### REQUEST
Type out the data exactly as given. Skip any image.

BEGIN STORED DATA

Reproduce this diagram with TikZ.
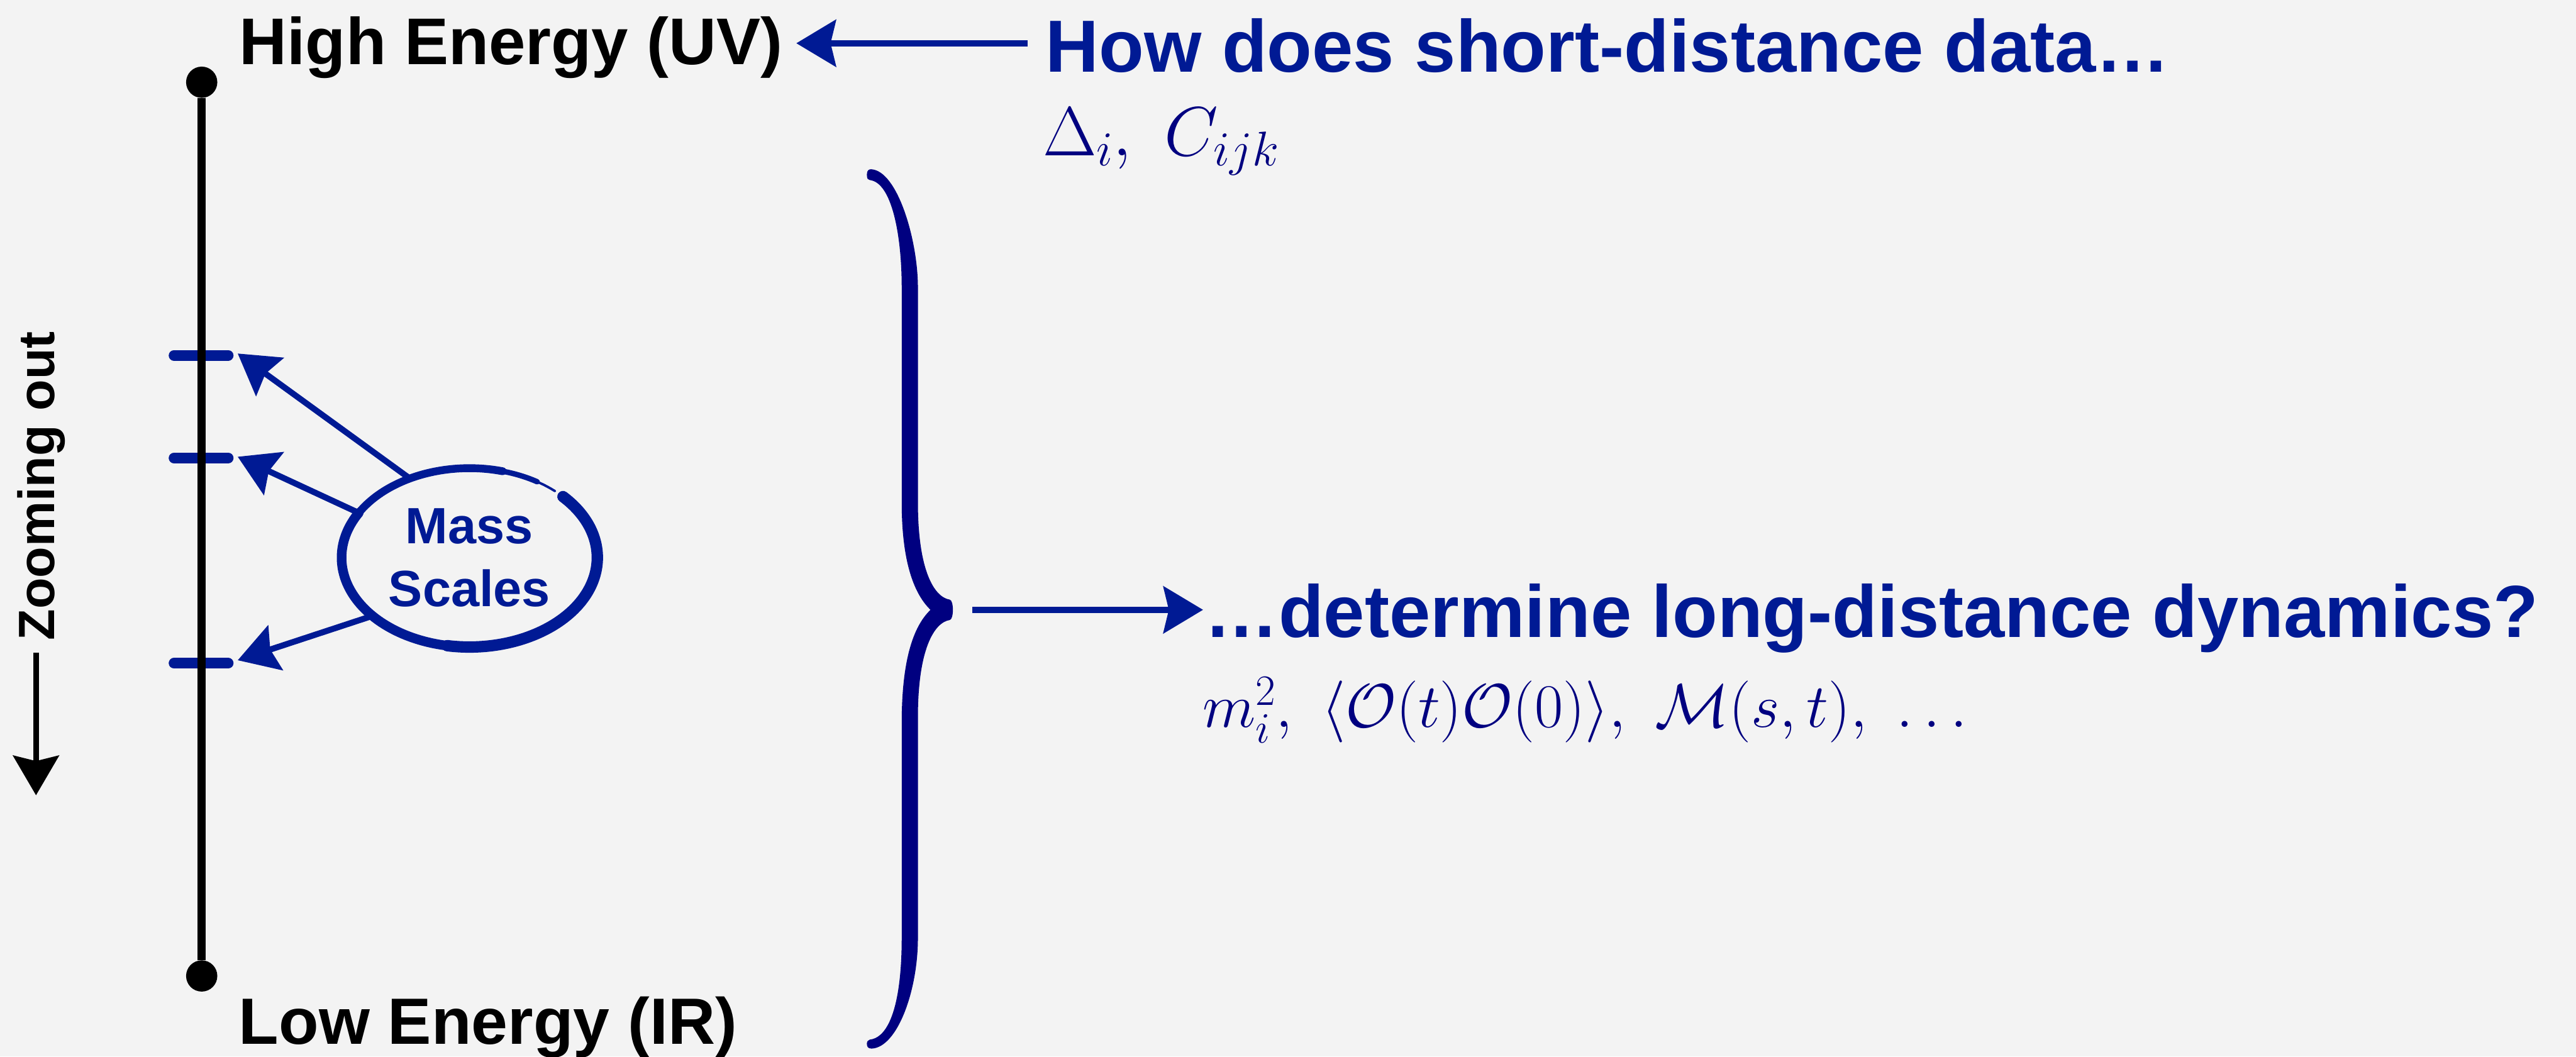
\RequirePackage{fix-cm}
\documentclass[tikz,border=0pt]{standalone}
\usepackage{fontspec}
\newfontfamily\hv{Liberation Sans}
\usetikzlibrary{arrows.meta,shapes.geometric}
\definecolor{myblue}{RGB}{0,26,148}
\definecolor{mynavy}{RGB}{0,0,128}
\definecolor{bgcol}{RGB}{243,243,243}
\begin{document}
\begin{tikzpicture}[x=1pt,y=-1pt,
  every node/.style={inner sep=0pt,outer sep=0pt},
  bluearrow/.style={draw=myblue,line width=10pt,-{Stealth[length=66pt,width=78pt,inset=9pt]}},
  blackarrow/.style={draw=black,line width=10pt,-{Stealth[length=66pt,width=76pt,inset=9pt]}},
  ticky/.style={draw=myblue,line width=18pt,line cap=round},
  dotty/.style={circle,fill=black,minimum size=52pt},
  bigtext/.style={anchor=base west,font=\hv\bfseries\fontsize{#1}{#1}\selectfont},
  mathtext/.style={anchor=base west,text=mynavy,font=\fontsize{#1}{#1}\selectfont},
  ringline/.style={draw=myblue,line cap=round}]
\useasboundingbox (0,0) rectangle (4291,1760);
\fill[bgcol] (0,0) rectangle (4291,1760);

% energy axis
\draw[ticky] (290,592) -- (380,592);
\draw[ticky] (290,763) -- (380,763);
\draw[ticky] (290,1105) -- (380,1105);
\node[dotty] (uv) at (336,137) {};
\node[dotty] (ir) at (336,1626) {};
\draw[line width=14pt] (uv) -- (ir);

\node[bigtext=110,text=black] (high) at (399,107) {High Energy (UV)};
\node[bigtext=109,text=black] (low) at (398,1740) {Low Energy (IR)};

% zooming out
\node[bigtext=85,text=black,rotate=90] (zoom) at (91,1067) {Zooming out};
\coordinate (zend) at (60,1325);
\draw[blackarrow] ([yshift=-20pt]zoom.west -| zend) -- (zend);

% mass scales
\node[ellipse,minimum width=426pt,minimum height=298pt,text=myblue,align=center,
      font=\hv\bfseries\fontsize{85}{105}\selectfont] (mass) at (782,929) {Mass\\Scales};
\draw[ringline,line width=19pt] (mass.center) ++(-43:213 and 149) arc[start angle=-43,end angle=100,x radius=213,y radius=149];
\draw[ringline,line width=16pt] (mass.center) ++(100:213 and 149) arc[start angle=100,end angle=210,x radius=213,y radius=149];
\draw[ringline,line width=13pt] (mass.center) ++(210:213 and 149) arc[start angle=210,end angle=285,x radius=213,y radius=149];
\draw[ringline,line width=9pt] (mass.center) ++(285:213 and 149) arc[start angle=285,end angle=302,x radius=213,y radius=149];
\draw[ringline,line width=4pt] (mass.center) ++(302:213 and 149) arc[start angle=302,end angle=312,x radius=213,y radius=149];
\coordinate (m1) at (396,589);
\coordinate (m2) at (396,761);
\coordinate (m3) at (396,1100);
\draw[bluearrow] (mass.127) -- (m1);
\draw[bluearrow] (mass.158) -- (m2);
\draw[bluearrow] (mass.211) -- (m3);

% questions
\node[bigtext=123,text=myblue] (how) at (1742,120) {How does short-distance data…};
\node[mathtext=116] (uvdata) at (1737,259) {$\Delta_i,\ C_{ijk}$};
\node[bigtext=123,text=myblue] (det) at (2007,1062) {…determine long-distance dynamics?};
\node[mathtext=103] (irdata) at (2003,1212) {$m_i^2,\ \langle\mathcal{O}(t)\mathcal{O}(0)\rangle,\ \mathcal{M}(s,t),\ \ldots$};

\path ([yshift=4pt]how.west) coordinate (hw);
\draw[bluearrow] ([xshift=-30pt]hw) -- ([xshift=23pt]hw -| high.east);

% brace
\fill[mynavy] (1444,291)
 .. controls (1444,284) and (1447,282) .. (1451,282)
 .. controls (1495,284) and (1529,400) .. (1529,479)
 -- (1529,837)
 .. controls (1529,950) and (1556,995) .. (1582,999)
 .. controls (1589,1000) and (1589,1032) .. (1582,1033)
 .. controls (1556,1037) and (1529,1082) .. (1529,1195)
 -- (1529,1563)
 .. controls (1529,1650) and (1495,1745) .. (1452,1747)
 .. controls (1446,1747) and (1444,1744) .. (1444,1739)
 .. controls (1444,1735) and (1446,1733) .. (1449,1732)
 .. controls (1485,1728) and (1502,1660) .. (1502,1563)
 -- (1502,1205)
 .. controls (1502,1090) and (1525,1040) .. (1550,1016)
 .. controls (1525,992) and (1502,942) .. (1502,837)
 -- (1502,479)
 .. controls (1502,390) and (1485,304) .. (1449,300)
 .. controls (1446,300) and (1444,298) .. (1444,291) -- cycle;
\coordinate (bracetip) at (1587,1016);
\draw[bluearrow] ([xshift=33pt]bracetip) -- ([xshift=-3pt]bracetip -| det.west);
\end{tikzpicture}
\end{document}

END STORED DATA

### PROBLEM SOLUTION
Reproduce this diagram with TikZ.
\RequirePackage{fix-cm}
\documentclass[tikz,border=0pt]{standalone}
\usepackage{fontspec}
\newfontfamily\hv{Liberation Sans}
\usetikzlibrary{arrows.meta,shapes.geometric}
\definecolor{myblue}{RGB}{0,26,148}
\definecolor{mynavy}{RGB}{0,0,128}
\definecolor{bgcol}{RGB}{243,243,243}
\begin{document}
\begin{tikzpicture}[x=1pt,y=-1pt,
  every node/.style={inner sep=0pt,outer sep=0pt},
  bluearrow/.style={draw=myblue,line width=10pt,-{Stealth[length=66pt,width=78pt,inset=9pt]}},
  blackarrow/.style={draw=black,line width=10pt,-{Stealth[length=66pt,width=76pt,inset=9pt]}},
  ticky/.style={draw=myblue,line width=18pt,line cap=round},
  dotty/.style={circle,fill=black,minimum size=52pt},
  bigtext/.style={anchor=base west,font=\hv\bfseries\fontsize{#1}{#1}\selectfont},
  mathtext/.style={anchor=base west,text=mynavy,font=\fontsize{#1}{#1}\selectfont},
  ringline/.style={draw=myblue,line cap=round}]
\useasboundingbox (0,0) rectangle (4291,1760);
\fill[bgcol] (0,0) rectangle (4291,1760);

% energy axis
\draw[ticky] (290,592) -- (380,592);
\draw[ticky] (290,763) -- (380,763);
\draw[ticky] (290,1105) -- (380,1105);
\node[dotty] (uv) at (336,137) {};
\node[dotty] (ir) at (336,1626) {};
\draw[line width=14pt] (uv) -- (ir);

\node[bigtext=110,text=black] (high) at (399,107) {High Energy (UV)};
\node[bigtext=109,text=black] (low) at (398,1740) {Low Energy (IR)};

% zooming out
\node[bigtext=85,text=black,rotate=90] (zoom) at (91,1067) {Zooming out};
\coordinate (zend) at (60,1325);
\draw[blackarrow] ([yshift=-20pt]zoom.west -| zend) -- (zend);

% mass scales
\node[ellipse,minimum width=426pt,minimum height=298pt,text=myblue,align=center,
      font=\hv\bfseries\fontsize{85}{105}\selectfont] (mass) at (782,929) {Mass\\Scales};
\draw[ringline,line width=19pt] (mass.center) ++(-43:213 and 149) arc[start angle=-43,end angle=100,x radius=213,y radius=149];
\draw[ringline,line width=16pt] (mass.center) ++(100:213 and 149) arc[start angle=100,end angle=210,x radius=213,y radius=149];
\draw[ringline,line width=13pt] (mass.center) ++(210:213 and 149) arc[start angle=210,end angle=285,x radius=213,y radius=149];
\draw[ringline,line width=9pt] (mass.center) ++(285:213 and 149) arc[start angle=285,end angle=302,x radius=213,y radius=149];
\draw[ringline,line width=4pt] (mass.center) ++(302:213 and 149) arc[start angle=302,end angle=312,x radius=213,y radius=149];
\coordinate (m1) at (396,589);
\coordinate (m2) at (396,761);
\coordinate (m3) at (396,1100);
\draw[bluearrow] (mass.127) -- (m1);
\draw[bluearrow] (mass.158) -- (m2);
\draw[bluearrow] (mass.211) -- (m3);

% questions
\node[bigtext=123,text=myblue] (how) at (1742,120) {How does short-distance data…};
\node[mathtext=116] (uvdata) at (1737,259) {$\Delta_i,\ C_{ijk}$};
\node[bigtext=123,text=myblue] (det) at (2007,1062) {…determine long-distance dynamics?};
\node[mathtext=103] (irdata) at (2003,1212) {$m_i^2,\ \langle\mathcal{O}(t)\mathcal{O}(0)\rangle,\ \mathcal{M}(s,t),\ \ldots$};

\path ([yshift=4pt]how.west) coordinate (hw);
\draw[bluearrow] ([xshift=-30pt]hw) -- ([xshift=23pt]hw -| high.east);

% brace
\fill[mynavy] (1444,291)
 .. controls (1444,284) and (1447,282) .. (1451,282)
 .. controls (1495,284) and (1529,400) .. (1529,479)
 -- (1529,837)
 .. controls (1529,950) and (1556,995) .. (1582,999)
 .. controls (1589,1000) and (1589,1032) .. (1582,1033)
 .. controls (1556,1037) and (1529,1082) .. (1529,1195)
 -- (1529,1563)
 .. controls (1529,1650) and (1495,1745) .. (1452,1747)
 .. controls (1446,1747) and (1444,1744) .. (1444,1739)
 .. controls (1444,1735) and (1446,1733) .. (1449,1732)
 .. controls (1485,1728) and (1502,1660) .. (1502,1563)
 -- (1502,1205)
 .. controls (1502,1090) and (1525,1040) .. (1550,1016)
 .. controls (1525,992) and (1502,942) .. (1502,837)
 -- (1502,479)
 .. controls (1502,390) and (1485,304) .. (1449,300)
 .. controls (1446,300) and (1444,298) .. (1444,291) -- cycle;
\coordinate (bracetip) at (1587,1016);
\draw[bluearrow] ([xshift=33pt]bracetip) -- ([xshift=-3pt]bracetip -| det.west);
\end{tikzpicture}
\end{document}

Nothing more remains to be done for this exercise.